┌────────
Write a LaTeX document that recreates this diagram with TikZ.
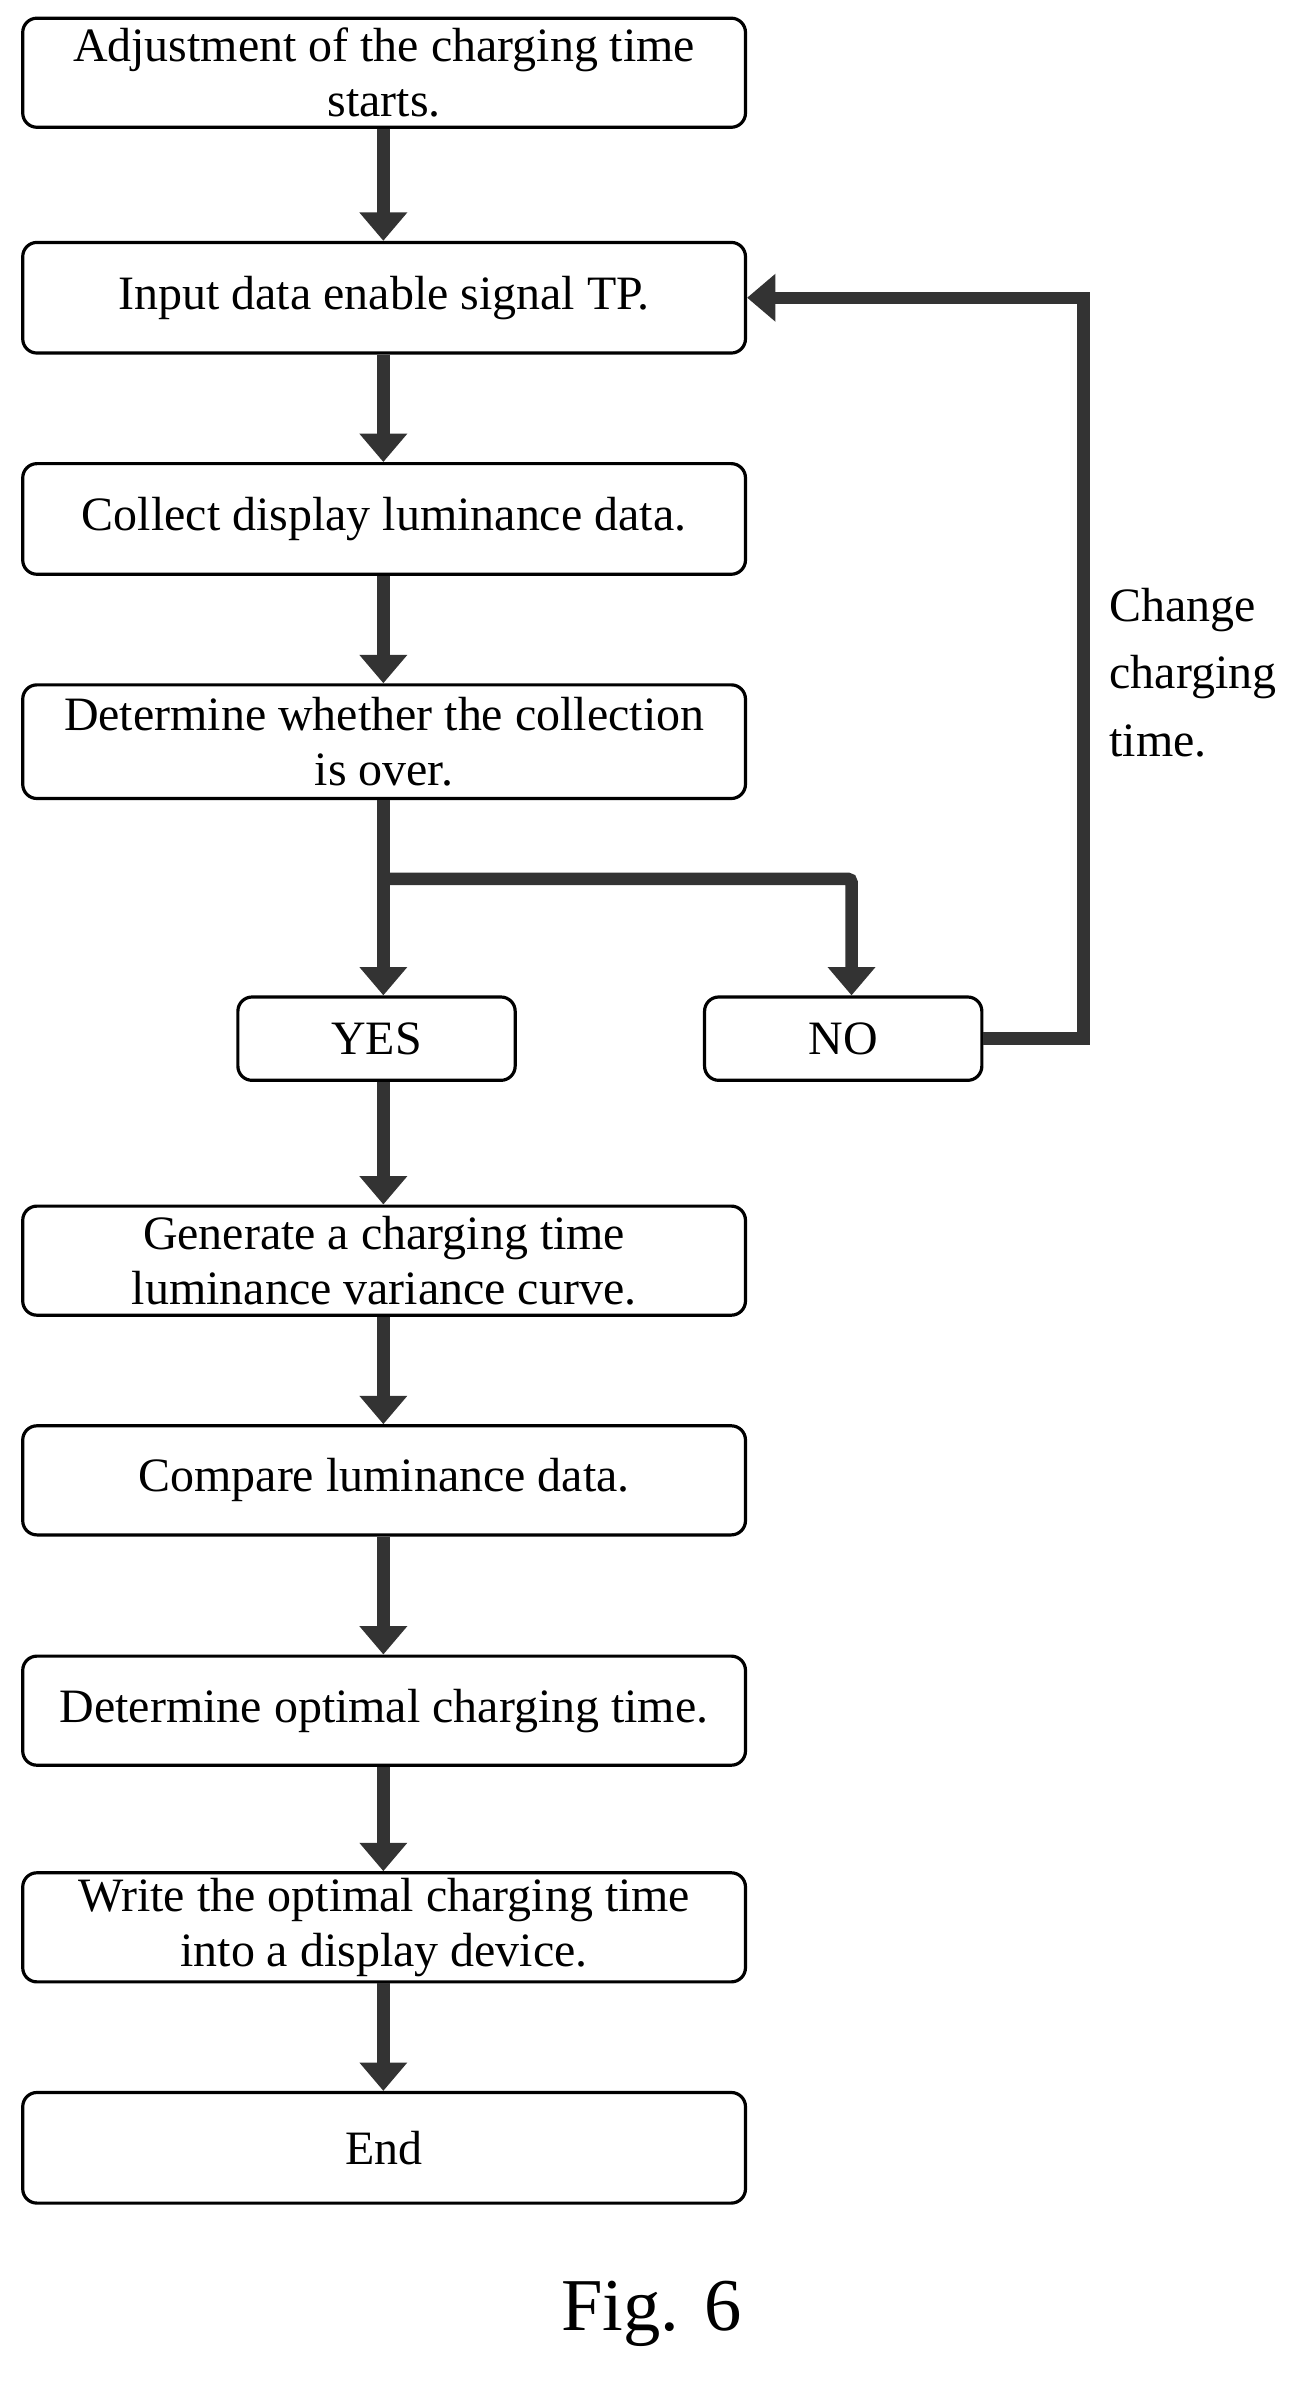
\documentclass[tikz,border=0pt]{standalone}
\usepackage{fontspec}
\setmainfont{Liberation Serif}
\usetikzlibrary{arrows.meta}
\begin{document}
\begin{tikzpicture}[x=0.03cm,y=-0.03cm,
  box/.style={draw,line width=1.8pt,rounded corners=8pt,align=center,font=\fontsize{27}{31}\selectfont,inner sep=0pt},
  arr/.style={line width=7pt,color=black!80,-{Triangle[length=16pt,width=26pt]}},
  ln/.style={line width=7pt,color=black!80}]
\useasboundingbox (0,0) rectangle (858,1580);
\newcommand\bx[6]{\node[box,minimum width=#3*0.03cm,minimum height=#4*0.03cm] (#1) at (#2,#5) {#6};}
\bx{b1}{253.5}{477}{72}{48}{Adjustment of the charging time\\starts.}
\bx{b2}{253.5}{477}{73}{196.5}{Input data enable signal TP.}
\bx{b3}{253.5}{477}{73}{342.5}{Collect display luminance data.}
\bx{b4}{253.5}{477}{75}{489.5}{Determine whether the collection\\is over.}
\bx{yes}{248.5}{183}{55}{685.5}{YES}
\bx{no}{556.5}{183}{55}{685.5}{NO}
\bx{b6}{253.5}{477}{72}{832}{Generate a charging time\\luminance variance curve.}
\bx{b7}{253.5}{477}{72}{977}{Compare luminance data.}
\bx{b8}{253.5}{477}{72}{1129}{Determine optimal charging time.}
\bx{b9}{253.5}{477}{72}{1272}{Write the optimal charging time\\into a display device.}
\bx{b10}{253.5}{477}{73}{1417.5}{End}
\coordinate (x) at (253,580);
\coordinate (xr) at (562,580);
\coordinate (r1) at (715,685.5);
\coordinate (r2) at (715,196.5);
\draw[arr] (b1.south-|253,0) -- (b2.north-|253,0);
\draw[arr] (b2.south-|253,0) -- (b3.north-|253,0);
\draw[arr] (b3.south-|253,0) -- (b4.north-|253,0);
\draw[arr] (b4.south-|253,0) -- (yes.north-|253,0);
\draw[arr,rounded corners=2pt] (x) -- (xr) -- (no.north-|562,0);
\draw[arr] (yes.south-|253,0) -- (b6.north-|253,0);
\draw[arr] (b6.south-|253,0) -- (b7.north-|253,0);
\draw[arr] (b7.south-|253,0) -- (b8.north-|253,0);
\draw[arr] (b8.south-|253,0) -- (b9.north-|253,0);
\draw[arr] (b9.south-|253,0) -- (b10.north-|253,0);
\draw[arr] (no.east) -- (r1) -- (r2) -- (b2.east);
\node[align=left,anchor=north west,font=\fontsize{27}{38}\selectfont,inner sep=0pt] (lbl) at (732,388) {Change\\charging\\time.};
\node[font=\fontsize{42}{48}\selectfont] (fig) at (430,1527) {Fig. 6};
\end{tikzpicture}
\end{document}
└────────
Task details:
Copy out all the data without changing anything, and drop the pictures.

Response to this task:
Write a LaTeX document that recreates this diagram with TikZ.
\documentclass[tikz,border=0pt]{standalone}
\usepackage{fontspec}
\setmainfont{Liberation Serif}
\usetikzlibrary{arrows.meta}
\begin{document}
\begin{tikzpicture}[x=0.03cm,y=-0.03cm,
  box/.style={draw,line width=1.8pt,rounded corners=8pt,align=center,font=\fontsize{27}{31}\selectfont,inner sep=0pt},
  arr/.style={line width=7pt,color=black!80,-{Triangle[length=16pt,width=26pt]}},
  ln/.style={line width=7pt,color=black!80}]
\useasboundingbox (0,0) rectangle (858,1580);
\newcommand\bx[6]{\node[box,minimum width=#3*0.03cm,minimum height=#4*0.03cm] (#1) at (#2,#5) {#6};}
\bx{b1}{253.5}{477}{72}{48}{Adjustment of the charging time\\starts.}
\bx{b2}{253.5}{477}{73}{196.5}{Input data enable signal TP.}
\bx{b3}{253.5}{477}{73}{342.5}{Collect display luminance data.}
\bx{b4}{253.5}{477}{75}{489.5}{Determine whether the collection\\is over.}
\bx{yes}{248.5}{183}{55}{685.5}{YES}
\bx{no}{556.5}{183}{55}{685.5}{NO}
\bx{b6}{253.5}{477}{72}{832}{Generate a charging time\\luminance variance curve.}
\bx{b7}{253.5}{477}{72}{977}{Compare luminance data.}
\bx{b8}{253.5}{477}{72}{1129}{Determine optimal charging time.}
\bx{b9}{253.5}{477}{72}{1272}{Write the optimal charging time\\into a display device.}
\bx{b10}{253.5}{477}{73}{1417.5}{End}
\coordinate (x) at (253,580);
\coordinate (xr) at (562,580);
\coordinate (r1) at (715,685.5);
\coordinate (r2) at (715,196.5);
\draw[arr] (b1.south-|253,0) -- (b2.north-|253,0);
\draw[arr] (b2.south-|253,0) -- (b3.north-|253,0);
\draw[arr] (b3.south-|253,0) -- (b4.north-|253,0);
\draw[arr] (b4.south-|253,0) -- (yes.north-|253,0);
\draw[arr,rounded corners=2pt] (x) -- (xr) -- (no.north-|562,0);
\draw[arr] (yes.south-|253,0) -- (b6.north-|253,0);
\draw[arr] (b6.south-|253,0) -- (b7.north-|253,0);
\draw[arr] (b7.south-|253,0) -- (b8.north-|253,0);
\draw[arr] (b8.south-|253,0) -- (b9.north-|253,0);
\draw[arr] (b9.south-|253,0) -- (b10.north-|253,0);
\draw[arr] (no.east) -- (r1) -- (r2) -- (b2.east);
\node[align=left,anchor=north west,font=\fontsize{27}{38}\selectfont,inner sep=0pt] (lbl) at (732,388) {Change\\charging\\time.};
\node[font=\fontsize{42}{48}\selectfont] (fig) at (430,1527) {Fig. 6};
\end{tikzpicture}
\end{document}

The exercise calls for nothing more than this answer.